# The data
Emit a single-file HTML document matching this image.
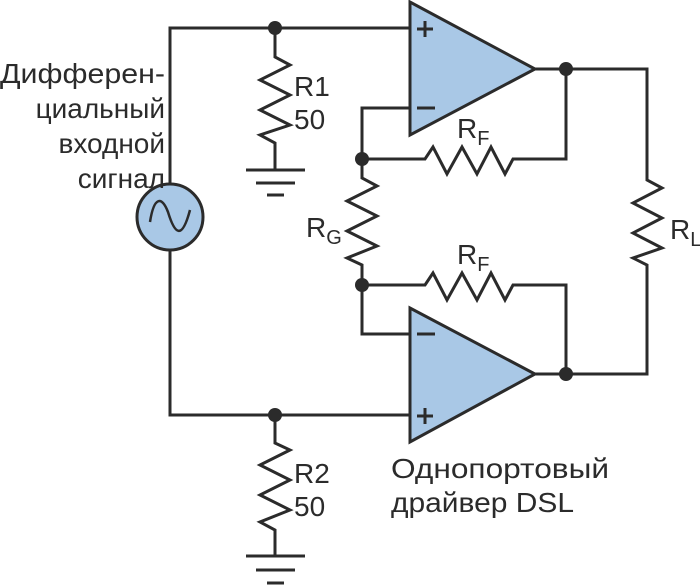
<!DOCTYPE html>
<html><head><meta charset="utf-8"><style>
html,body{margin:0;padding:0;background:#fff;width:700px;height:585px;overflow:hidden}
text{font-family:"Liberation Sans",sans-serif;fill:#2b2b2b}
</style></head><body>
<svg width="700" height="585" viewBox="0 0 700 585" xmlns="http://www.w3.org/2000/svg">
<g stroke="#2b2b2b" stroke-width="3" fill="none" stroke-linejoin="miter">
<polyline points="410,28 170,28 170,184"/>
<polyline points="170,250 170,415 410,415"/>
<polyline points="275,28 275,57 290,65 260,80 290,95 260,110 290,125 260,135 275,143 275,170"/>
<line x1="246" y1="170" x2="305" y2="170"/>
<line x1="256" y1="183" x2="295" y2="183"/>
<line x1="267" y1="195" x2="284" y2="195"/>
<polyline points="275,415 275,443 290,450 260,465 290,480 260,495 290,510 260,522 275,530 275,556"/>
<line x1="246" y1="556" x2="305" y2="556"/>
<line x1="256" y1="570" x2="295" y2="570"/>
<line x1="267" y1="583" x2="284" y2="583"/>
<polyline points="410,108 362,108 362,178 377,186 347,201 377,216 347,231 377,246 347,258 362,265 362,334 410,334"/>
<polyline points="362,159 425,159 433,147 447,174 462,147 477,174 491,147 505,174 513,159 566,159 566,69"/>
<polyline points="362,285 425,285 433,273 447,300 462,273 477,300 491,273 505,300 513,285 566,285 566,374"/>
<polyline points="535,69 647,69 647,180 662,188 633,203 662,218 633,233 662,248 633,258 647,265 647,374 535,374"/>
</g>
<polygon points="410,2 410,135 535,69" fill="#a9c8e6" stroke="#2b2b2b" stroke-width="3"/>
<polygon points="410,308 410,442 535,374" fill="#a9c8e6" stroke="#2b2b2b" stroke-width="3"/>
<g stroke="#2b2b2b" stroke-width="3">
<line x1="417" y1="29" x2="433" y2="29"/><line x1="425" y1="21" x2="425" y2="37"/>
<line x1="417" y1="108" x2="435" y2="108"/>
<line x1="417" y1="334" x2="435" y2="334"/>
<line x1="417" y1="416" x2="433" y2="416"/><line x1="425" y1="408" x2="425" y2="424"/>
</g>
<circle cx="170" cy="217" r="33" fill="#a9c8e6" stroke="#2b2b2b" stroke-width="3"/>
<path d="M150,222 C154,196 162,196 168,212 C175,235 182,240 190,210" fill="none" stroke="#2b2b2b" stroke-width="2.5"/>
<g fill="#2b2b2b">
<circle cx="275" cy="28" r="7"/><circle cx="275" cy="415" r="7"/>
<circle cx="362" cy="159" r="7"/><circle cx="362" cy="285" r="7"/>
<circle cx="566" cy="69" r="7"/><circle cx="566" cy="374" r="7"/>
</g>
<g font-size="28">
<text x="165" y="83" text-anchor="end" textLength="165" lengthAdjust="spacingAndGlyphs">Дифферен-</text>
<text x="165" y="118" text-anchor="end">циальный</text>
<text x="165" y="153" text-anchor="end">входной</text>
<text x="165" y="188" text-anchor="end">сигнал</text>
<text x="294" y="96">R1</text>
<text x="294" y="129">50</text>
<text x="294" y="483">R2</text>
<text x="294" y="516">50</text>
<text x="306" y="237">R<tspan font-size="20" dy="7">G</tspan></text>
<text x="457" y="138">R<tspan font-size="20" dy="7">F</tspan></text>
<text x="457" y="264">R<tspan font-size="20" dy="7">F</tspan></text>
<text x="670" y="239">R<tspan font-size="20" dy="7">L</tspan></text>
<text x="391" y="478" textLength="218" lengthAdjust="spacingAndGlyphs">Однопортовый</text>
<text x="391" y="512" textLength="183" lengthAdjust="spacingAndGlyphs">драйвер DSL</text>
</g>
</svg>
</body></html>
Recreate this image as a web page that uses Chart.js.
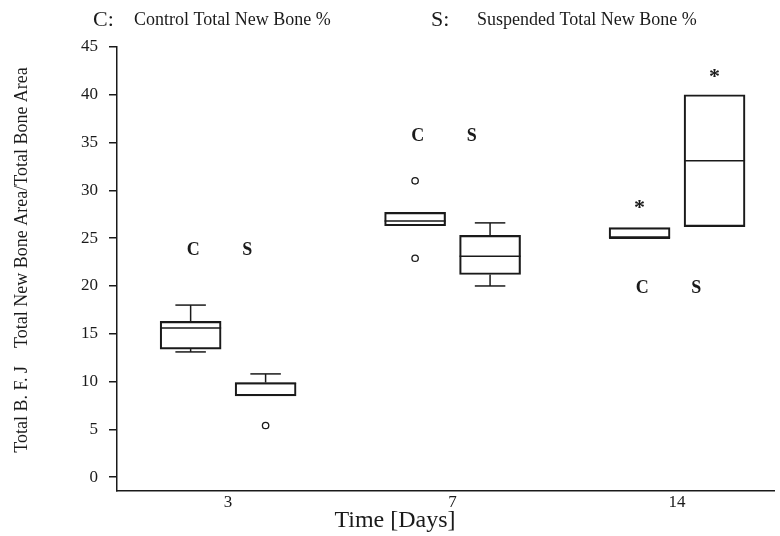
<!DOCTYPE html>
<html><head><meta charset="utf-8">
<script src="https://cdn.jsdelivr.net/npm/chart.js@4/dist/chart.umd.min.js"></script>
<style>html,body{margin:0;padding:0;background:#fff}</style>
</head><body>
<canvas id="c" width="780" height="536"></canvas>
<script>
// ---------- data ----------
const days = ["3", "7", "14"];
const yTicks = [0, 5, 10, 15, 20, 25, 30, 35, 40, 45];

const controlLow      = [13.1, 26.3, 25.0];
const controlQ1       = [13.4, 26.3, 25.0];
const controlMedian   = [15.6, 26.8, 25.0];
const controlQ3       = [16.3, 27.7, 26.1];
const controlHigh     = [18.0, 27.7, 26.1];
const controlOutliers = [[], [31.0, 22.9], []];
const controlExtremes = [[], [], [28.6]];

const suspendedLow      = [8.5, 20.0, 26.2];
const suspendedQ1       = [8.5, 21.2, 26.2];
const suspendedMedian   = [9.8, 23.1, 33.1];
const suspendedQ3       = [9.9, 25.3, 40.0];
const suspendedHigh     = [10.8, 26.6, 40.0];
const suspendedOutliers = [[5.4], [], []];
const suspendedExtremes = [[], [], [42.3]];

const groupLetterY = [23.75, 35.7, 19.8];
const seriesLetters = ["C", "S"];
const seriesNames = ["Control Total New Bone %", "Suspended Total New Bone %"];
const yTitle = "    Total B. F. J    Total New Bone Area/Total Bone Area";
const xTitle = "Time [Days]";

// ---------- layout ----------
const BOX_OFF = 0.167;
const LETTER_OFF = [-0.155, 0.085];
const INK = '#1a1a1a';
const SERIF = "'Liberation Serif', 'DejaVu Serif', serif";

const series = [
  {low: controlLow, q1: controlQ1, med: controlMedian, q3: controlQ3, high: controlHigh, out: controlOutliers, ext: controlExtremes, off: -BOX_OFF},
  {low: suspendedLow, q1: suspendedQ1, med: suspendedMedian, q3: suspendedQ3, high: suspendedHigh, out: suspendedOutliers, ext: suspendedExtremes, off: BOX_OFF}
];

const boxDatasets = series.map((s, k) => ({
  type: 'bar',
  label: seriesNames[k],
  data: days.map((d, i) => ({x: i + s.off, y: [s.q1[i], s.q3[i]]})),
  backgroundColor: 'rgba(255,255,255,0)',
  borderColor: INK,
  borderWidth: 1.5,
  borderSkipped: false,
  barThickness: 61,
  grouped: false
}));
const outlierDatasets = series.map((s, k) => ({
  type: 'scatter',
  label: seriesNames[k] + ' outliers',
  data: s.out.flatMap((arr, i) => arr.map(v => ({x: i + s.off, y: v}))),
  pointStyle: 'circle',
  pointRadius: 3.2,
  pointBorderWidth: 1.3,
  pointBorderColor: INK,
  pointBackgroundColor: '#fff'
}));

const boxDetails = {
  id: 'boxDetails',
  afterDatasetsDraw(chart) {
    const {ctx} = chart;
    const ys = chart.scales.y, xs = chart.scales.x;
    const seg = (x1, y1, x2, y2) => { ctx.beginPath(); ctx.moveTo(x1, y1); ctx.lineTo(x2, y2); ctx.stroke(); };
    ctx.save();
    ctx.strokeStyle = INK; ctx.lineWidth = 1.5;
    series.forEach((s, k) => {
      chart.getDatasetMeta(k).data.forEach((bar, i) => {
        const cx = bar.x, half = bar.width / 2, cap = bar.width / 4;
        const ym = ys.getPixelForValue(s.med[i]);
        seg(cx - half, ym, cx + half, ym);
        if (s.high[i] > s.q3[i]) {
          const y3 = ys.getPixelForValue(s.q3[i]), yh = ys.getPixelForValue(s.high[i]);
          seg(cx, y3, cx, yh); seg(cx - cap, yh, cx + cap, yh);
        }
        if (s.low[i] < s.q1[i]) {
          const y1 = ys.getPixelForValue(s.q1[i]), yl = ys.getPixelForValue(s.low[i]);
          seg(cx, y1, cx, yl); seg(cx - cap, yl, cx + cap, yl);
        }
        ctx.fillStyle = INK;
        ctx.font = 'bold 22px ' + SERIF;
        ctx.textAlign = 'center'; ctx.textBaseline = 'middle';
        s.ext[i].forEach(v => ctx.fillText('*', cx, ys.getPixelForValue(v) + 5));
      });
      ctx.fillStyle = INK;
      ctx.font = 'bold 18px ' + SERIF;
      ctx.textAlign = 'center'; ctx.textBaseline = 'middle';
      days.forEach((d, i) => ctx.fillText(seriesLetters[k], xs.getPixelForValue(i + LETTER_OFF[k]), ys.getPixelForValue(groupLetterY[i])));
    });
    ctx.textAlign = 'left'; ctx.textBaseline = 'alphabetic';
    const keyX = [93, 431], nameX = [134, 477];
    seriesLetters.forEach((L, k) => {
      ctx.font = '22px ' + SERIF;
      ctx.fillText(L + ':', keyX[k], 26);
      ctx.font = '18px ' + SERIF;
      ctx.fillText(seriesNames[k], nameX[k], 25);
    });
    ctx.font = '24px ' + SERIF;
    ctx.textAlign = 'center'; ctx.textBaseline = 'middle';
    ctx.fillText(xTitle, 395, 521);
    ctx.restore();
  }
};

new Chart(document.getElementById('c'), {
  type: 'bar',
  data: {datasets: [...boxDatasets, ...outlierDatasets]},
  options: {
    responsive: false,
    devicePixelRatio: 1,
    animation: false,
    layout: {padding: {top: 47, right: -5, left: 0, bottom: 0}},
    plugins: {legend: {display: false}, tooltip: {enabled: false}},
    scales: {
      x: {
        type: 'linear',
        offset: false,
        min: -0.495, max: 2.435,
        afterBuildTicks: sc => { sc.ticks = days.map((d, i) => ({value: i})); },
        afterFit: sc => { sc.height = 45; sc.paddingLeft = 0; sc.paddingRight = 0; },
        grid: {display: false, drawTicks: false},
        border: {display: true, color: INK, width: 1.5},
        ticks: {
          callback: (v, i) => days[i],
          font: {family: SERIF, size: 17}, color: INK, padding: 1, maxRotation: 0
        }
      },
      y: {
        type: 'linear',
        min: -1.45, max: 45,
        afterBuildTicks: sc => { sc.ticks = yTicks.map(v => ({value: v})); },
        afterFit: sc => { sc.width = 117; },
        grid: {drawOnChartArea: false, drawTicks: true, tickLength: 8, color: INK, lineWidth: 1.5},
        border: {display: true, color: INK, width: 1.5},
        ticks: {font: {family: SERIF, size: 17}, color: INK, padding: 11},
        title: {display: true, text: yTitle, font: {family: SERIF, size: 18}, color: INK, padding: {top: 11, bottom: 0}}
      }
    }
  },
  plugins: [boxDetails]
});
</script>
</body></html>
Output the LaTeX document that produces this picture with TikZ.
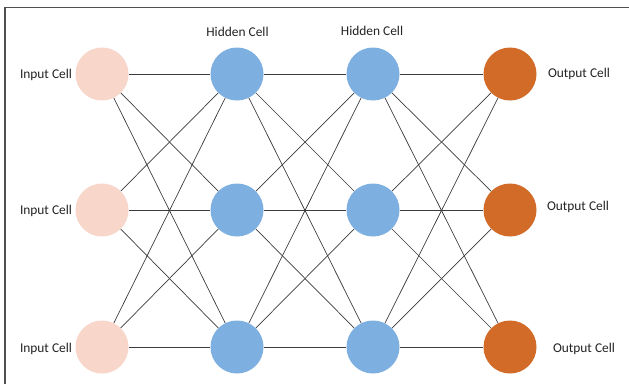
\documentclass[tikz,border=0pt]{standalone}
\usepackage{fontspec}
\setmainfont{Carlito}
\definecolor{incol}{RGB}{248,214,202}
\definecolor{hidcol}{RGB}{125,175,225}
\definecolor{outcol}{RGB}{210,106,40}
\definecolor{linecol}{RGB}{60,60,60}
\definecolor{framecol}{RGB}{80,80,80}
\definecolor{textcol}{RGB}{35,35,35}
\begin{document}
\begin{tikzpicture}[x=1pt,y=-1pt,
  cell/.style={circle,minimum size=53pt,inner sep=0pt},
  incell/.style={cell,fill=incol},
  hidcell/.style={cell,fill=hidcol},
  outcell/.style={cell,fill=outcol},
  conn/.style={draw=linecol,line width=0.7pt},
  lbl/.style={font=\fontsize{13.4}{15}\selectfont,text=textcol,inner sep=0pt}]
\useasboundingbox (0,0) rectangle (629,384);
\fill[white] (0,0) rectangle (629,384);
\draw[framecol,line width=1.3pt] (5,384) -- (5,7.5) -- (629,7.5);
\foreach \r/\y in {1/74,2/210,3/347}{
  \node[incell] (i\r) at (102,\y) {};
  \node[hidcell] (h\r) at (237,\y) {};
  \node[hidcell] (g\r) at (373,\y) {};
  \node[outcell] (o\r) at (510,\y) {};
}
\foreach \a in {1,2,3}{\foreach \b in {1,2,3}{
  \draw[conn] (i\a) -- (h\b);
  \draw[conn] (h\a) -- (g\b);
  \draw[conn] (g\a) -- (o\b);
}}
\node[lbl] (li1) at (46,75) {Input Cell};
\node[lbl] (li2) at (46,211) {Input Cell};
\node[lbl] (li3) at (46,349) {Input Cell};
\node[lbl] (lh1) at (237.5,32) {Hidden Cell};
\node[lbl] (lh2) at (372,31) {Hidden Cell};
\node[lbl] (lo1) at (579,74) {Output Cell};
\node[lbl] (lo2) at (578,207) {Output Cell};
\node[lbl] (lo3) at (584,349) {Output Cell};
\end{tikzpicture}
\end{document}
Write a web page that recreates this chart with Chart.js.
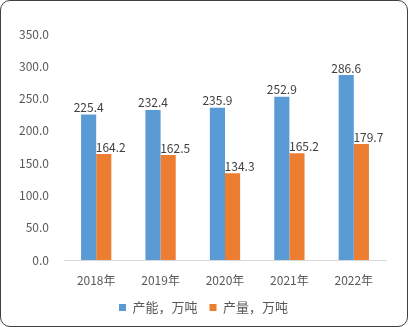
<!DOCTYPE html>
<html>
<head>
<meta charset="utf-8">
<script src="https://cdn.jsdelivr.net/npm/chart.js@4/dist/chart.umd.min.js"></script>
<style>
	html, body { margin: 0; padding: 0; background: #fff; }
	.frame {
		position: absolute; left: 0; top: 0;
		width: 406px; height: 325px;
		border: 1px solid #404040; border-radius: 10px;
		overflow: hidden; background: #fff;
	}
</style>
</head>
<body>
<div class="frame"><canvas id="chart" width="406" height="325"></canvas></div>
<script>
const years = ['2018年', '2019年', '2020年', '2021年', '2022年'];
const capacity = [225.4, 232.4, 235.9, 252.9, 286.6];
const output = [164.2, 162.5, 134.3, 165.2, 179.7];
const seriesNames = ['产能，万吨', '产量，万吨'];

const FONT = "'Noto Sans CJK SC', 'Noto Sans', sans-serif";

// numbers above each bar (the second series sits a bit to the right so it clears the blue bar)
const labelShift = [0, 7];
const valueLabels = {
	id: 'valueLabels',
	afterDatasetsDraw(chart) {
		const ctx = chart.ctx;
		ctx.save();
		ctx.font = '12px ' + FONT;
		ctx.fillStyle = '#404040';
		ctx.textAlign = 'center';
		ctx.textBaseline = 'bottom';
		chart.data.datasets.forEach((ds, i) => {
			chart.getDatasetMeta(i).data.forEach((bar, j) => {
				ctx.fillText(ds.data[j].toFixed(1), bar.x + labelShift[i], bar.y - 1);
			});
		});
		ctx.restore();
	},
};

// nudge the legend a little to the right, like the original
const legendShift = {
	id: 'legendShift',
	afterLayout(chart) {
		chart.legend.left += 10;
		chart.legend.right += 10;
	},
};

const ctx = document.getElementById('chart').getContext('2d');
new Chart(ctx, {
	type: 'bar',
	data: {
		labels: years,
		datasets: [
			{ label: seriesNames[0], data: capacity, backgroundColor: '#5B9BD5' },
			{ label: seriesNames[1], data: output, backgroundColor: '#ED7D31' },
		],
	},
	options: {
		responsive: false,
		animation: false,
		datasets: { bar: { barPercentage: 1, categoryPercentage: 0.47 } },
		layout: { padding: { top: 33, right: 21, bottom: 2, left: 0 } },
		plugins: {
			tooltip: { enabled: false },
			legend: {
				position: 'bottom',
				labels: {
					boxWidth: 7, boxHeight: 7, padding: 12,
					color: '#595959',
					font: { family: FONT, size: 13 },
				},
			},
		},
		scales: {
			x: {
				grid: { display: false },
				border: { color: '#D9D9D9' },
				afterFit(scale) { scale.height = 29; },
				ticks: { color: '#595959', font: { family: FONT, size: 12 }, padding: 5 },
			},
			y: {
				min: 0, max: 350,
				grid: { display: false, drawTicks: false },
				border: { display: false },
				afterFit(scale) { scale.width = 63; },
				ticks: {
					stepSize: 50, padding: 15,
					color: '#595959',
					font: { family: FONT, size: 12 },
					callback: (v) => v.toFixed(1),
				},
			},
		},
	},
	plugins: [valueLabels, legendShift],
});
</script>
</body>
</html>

# Your goal
Copy out every line of the data that includes "page".

# Solution for this task
Recreate this image as a web page that uses Chart.js.
Write a web page that recreates this chart with Chart.js.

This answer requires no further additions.